» **SHORT TASK**
Extract each line from the entries below that has the string "this" in it.

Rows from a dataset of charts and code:
_ _ _ _ _
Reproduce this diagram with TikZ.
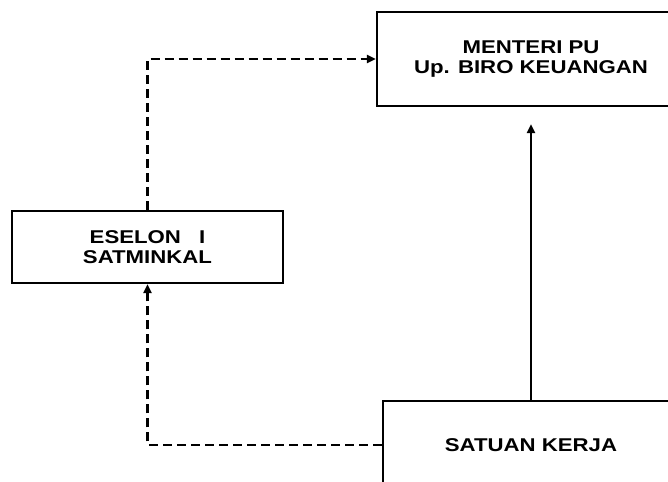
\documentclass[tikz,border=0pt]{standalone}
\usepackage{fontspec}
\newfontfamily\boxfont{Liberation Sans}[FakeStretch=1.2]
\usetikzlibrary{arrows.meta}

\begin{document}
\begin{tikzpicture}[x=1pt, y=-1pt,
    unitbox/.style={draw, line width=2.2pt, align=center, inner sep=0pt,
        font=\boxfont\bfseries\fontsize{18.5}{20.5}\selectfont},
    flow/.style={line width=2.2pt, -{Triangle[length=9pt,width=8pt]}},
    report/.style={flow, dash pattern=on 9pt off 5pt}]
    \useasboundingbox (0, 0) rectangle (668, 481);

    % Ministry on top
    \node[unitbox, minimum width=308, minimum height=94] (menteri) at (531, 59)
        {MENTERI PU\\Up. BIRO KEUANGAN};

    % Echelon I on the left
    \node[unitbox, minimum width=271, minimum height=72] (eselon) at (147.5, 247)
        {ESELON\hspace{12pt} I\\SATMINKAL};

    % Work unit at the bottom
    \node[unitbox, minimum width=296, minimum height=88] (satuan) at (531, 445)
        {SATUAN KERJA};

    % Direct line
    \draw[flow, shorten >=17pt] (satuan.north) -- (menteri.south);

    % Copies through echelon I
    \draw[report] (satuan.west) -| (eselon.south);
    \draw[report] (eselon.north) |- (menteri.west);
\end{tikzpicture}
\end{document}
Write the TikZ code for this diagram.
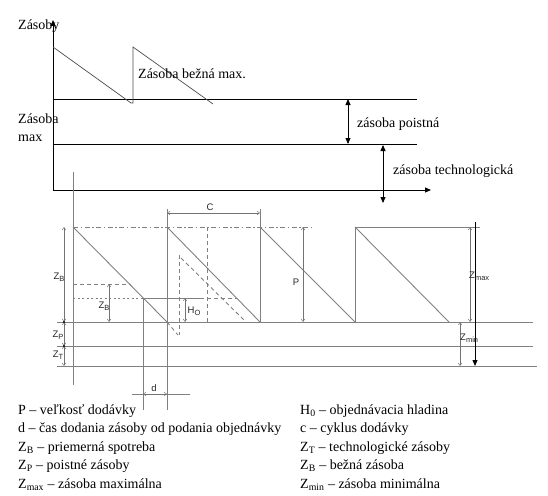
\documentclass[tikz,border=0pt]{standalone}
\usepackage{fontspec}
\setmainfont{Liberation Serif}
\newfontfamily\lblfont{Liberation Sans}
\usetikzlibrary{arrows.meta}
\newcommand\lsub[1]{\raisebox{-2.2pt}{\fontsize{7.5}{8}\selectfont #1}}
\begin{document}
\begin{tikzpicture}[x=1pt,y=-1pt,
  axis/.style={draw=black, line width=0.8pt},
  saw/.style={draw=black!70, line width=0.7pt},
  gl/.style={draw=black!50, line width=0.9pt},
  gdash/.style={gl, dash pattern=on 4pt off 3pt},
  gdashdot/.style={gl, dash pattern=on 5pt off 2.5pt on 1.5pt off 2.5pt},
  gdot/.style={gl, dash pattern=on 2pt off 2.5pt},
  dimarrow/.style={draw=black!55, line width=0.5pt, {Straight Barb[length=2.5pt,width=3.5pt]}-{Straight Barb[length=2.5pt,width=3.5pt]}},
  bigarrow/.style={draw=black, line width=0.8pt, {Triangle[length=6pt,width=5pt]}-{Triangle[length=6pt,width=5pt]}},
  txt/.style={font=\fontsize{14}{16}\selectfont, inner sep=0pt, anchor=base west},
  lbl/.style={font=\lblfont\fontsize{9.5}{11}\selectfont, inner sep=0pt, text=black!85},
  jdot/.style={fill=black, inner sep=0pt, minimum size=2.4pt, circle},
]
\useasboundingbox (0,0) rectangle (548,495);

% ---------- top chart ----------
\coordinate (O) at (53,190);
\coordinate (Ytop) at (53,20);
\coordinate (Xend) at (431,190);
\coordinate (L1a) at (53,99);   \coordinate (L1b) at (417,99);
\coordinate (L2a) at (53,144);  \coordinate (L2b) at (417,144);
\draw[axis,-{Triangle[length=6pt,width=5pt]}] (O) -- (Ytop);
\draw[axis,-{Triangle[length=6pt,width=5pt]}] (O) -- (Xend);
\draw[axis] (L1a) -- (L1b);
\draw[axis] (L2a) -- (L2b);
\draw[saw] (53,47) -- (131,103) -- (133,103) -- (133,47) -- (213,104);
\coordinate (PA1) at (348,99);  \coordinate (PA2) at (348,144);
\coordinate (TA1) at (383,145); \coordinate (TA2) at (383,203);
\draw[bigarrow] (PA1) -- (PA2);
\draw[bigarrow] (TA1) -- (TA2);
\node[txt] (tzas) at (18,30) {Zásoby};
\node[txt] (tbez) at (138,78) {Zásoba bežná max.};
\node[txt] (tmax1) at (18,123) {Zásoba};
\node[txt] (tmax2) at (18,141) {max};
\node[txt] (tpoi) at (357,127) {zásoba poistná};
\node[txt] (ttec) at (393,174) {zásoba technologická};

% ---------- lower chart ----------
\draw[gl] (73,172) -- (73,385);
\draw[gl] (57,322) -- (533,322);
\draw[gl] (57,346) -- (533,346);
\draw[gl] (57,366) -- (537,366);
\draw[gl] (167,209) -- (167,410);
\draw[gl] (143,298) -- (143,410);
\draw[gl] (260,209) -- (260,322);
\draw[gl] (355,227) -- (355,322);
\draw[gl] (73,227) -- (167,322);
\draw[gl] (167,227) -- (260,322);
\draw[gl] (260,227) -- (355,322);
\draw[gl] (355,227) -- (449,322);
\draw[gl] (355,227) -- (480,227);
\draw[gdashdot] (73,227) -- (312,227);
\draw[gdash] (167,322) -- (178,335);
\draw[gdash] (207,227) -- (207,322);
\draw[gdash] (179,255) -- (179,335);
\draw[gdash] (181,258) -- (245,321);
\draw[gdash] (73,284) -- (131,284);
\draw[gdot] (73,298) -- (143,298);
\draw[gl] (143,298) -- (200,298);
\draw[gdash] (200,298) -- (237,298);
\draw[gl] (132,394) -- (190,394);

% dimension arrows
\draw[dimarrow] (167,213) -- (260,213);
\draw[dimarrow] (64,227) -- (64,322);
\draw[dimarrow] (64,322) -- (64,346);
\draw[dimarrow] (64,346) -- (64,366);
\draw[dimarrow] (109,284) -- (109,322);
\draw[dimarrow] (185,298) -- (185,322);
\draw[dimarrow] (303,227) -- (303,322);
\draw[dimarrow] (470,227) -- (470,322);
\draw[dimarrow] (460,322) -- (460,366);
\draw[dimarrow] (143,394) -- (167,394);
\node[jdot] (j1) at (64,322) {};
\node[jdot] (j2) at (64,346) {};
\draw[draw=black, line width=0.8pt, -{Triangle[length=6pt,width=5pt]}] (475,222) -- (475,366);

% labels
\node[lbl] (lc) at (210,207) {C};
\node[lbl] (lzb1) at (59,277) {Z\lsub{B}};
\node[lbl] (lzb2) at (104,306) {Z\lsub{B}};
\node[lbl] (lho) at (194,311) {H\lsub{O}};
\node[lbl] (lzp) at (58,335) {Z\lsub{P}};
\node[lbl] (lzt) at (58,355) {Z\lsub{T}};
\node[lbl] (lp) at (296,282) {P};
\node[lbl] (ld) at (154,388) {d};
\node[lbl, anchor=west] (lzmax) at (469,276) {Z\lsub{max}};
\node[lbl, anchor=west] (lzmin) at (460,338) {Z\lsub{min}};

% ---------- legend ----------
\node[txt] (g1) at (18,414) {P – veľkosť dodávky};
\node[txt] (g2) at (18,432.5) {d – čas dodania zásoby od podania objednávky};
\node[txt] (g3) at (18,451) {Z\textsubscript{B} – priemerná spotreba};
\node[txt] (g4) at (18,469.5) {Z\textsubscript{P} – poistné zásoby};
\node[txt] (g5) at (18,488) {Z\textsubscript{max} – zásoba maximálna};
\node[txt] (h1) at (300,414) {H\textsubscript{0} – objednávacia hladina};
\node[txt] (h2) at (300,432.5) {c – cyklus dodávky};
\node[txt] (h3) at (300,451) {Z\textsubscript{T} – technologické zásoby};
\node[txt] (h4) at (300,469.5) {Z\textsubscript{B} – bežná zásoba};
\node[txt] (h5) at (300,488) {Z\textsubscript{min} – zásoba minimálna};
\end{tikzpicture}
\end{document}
_ _ _ _ _
» **IN RESPONSE**
Reproduce this diagram with TikZ.
Write the TikZ code for this diagram.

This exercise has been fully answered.